На теоретическом либерализме Екатерины уже в 1767 году начинают отзываться столкновения ее с действительностью и с тою общественною и политическою средою, в которой вращалась императрица. Весь текст Наказа в том виде, как он был напечатан в 1767 году и дошел до нас, - представляет род мировой сделки между личными идеями Екатерины и посторонними влияниями, заставившими ее много раз переделывать свой труд и таким образом затянувшими его на целые два года. Прежде, чем послать Наказ Даламберу, Екатерина отдала его на суд нескольким своим приближенным, желая услышать голос русских людей наряду с мнением французского философа. Из докладных записок, написанных по поводу этого законодательного труда, сохранились заметки только двух лиц: писателя Сумарокова и чиновника Баскакова. И замечания эти такого характера, что невольно должны были остановить Екатерину на том пути, куда ее влекли ее друзья с Запада. Как Екатерина писала Даламберу, ее работа уже не походила в 1767 году на то, чем была два года назад. До нас дошло несколько отрывков этой первоначальной рукописи. Читая их, невольно сожалеешь, что они пропали для России бесследно. Относительно жгучего вопроса о крепостной зависимости мы читаем в них, например, такие строки: "Великое злоупотребление есть, когда оно (холопство) в одно время и личное и существенное... Всякий человек должен иметь пищу и одежду по своему состоянию, и сие надлежит определить законом. Законы должны и о том иметь попечение, чтоб рабы и в старостях и болезнях были не оставлены... Когда закон дозволяет господину наказывать своего раба жестоким образом, то сие право должен он употреблять, как судья, а не как господин... Законы могут учредить нечто полезное для собственною рабов имущества и привести их в такое состояние, чтоб они могли купить сами себе свободу..."

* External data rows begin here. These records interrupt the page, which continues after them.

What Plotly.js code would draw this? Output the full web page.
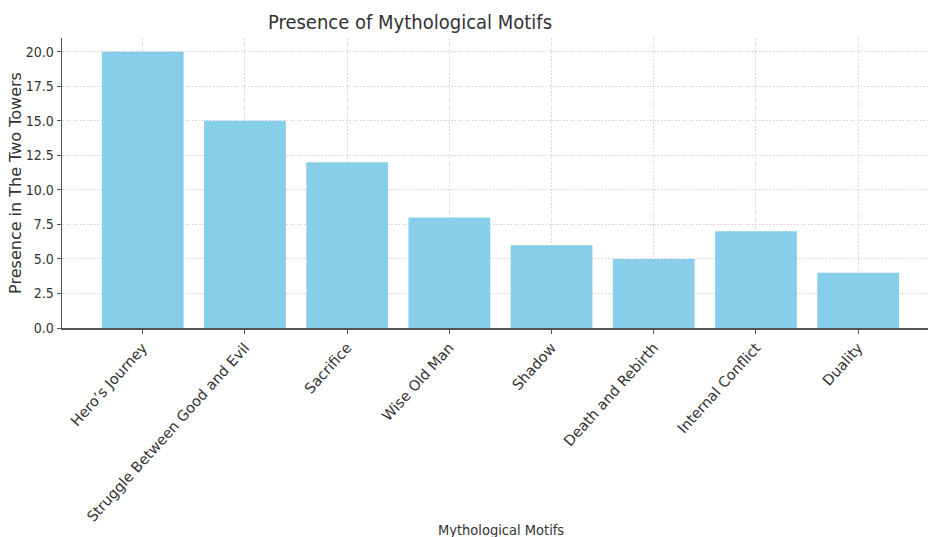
<!DOCTYPE html>
<html>
<head>
<meta charset="utf-8">
<script src="https://cdn.plot.ly/plotly-3.0.1.min.js"></script>
<style>html,body{margin:0;padding:0;background:#fff;}#chart{width:928px;height:537px;}</style>
</head>
<body>
<div id="chart"></div>
<script>
const motifs = ["Hero’s Journey", "Struggle Between Good and Evil", "Sacrifice", "Wise Old Man", "Shadow", "Death and Rebirth", "Internal Conflict", "Duality"];
const presence = [20, 15, 12, 8, 6, 5, 7, 4];
const yTicks = [0, 2.5, 5, 7.5, 10, 12.5, 15, 17.5, 20];
const yTickLabels = ["0.0", "2.5", "5.0", "7.5", "10.0", "12.5", "15.0", "17.5", "20.0"];

const font = "DejaVu Sans, sans-serif";
const cond = "DejaVu Sans Condensed, DejaVu Sans, sans-serif";
const trace = {
  type: "bar",
  x: motifs.map((_, i) => i),
  y: presence,
  width: 0.8,
  marker: {color: "#87CEEB", line: {width: 0}},
  hoverinfo: "x+y"
};
const layout = {
  width: 928, height: 537,
  margin: {l: 62, r: 0, t: 38, b: 209},
  paper_bgcolor: "#fff", plot_bgcolor: "#fff",
  showlegend: false,
  font: {family: font, color: "#333", size: 12},
  title: {text: "Presence of Mythological Motifs", font: {family: cond, size: 20, color: "#333"},
          x: 410/928, xanchor: "center", xref: "container", y: 1 - 22/537, yanchor: "middle", yref: "container"},
  xaxis: {
    range: [-0.79, (928 - 142) / 102.3],
    tickmode: "array", tickvals: motifs.map((_, i) => i), ticktext: motifs,
    tickangle: -48, ticks: "outside", ticklen: 4, tickcolor: "#555",
    showline: true, linecolor: "#555", linewidth: 1.5,
    showgrid: true, gridcolor: "#cfcfcf", griddash: "2px,1.5px", gridwidth: 0.8,
    zeroline: false, automargin: false,
    tickfont: {family: font, size: 14.5, color: "#333"}
  },
  yaxis: {
    range: [0, 21],
    tickmode: "array", tickvals: yTicks, ticktext: yTickLabels,
    ticks: "outside", ticklen: 4, tickcolor: "#555",
    showline: true, linecolor: "#555", linewidth: 1.5,
    showgrid: true, gridcolor: "#cfcfcf", griddash: "2px,1.5px", gridwidth: 0.8,
    zeroline: false, automargin: false,
    tickfont: {family: cond, size: 14, color: "#333"},
    title: {text: "Presence in The Two Towers", font: {family: font, size: 16, color: "#333"}, standoff: 0}
  },
  annotations: [{
    text: "Mythological Motifs", showarrow: false,
    xref: "paper", yref: "paper", x: (501 - 62) / 866, y: (328 - 530) / 290,
    xanchor: "center", yanchor: "middle",
    font: {family: cond, size: 14.5, color: "#333"}
  }]
};
Plotly.newPlot("chart", [trace], layout, {displayModeBar: false, staticPlot: true});
</script>
</body>
</html>
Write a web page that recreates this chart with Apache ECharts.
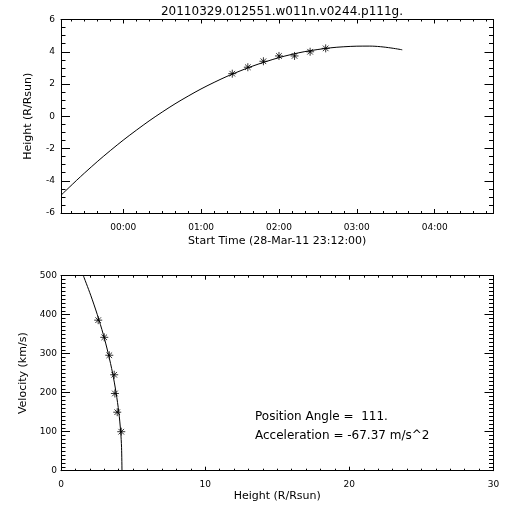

Найденные опасными, все эти места были вычеркнуты в окончательной редакции Наказа. Но здесь нужно заметить, что, черпая у Монтескье и Беккарии материал для своей работы, Екатерина заимствовала у них скорее отдельные мысли и статьи, нежели общий дух их учения. Можно сказать, что она смотрела на них с точки зрения философии Вольтера и в то же время сквозь призму практических соображений старых русских консерваторов. Этим и объясняется разнохарактерность ее работы, хотя мысль ее почти везде выражена достаточно ясно. В некоторых параграфах влияние Вольтера сказалось в ярко выраженном либерализме. Так, 261 и 295 Наказа, в противоположность осторожной сдержанности Монтескье, продиктовавшего Екатерине уже цитированный 260, говорят о необходимости наделять землею тех самых крестьян, которых, между тем, не решались освободить от крепостной зависимости. Отсюда произошли вопиющие противоречия. Но, как мы знаем, перед противоречиями Екатерина никогда не останавливалась.
В общем Наказ был проникнут учением Вольтера об абсолютизме. И та же теория наложила свой отпечаток и на работу комиссии, которая должна была привести в исполнение намерения императрицы.
Да и сама идея Наказа, данного законодателем, как готовая канва, выработанная иностранными мастерами, по которой они не имели даже права вышивать свободно русских узоров, - потому что никто не спрашивал их о русских нравах, обычаях и традициях, - это желание заменить коллективную волю представителей России индивидуальной волей императрицы было идеей чисто вольтерьянской. Поэтому Фернейский патриарх и не придавал никакого значения трудам законодательной комиссии Екатерины. Единственное, что интересовало его в них, это возможность найти здесь подтверждение своим взглядам на веротерпимость. Екатерина писала ему, что в комиссии придется работать представителям различных религий: и христианской, и магометанской, и даже языческой. Воображение Вольтера разыгралось в этом направлении, и ему казалось, что Москва становится центром цивилизации и культуры: ему хотелось бы перенести туда парижскую Сорбонну. Но в Отношении к законодательству, он находил, что Екатерина одна справится с ним лучше, нежели все выборные, взятые вместе.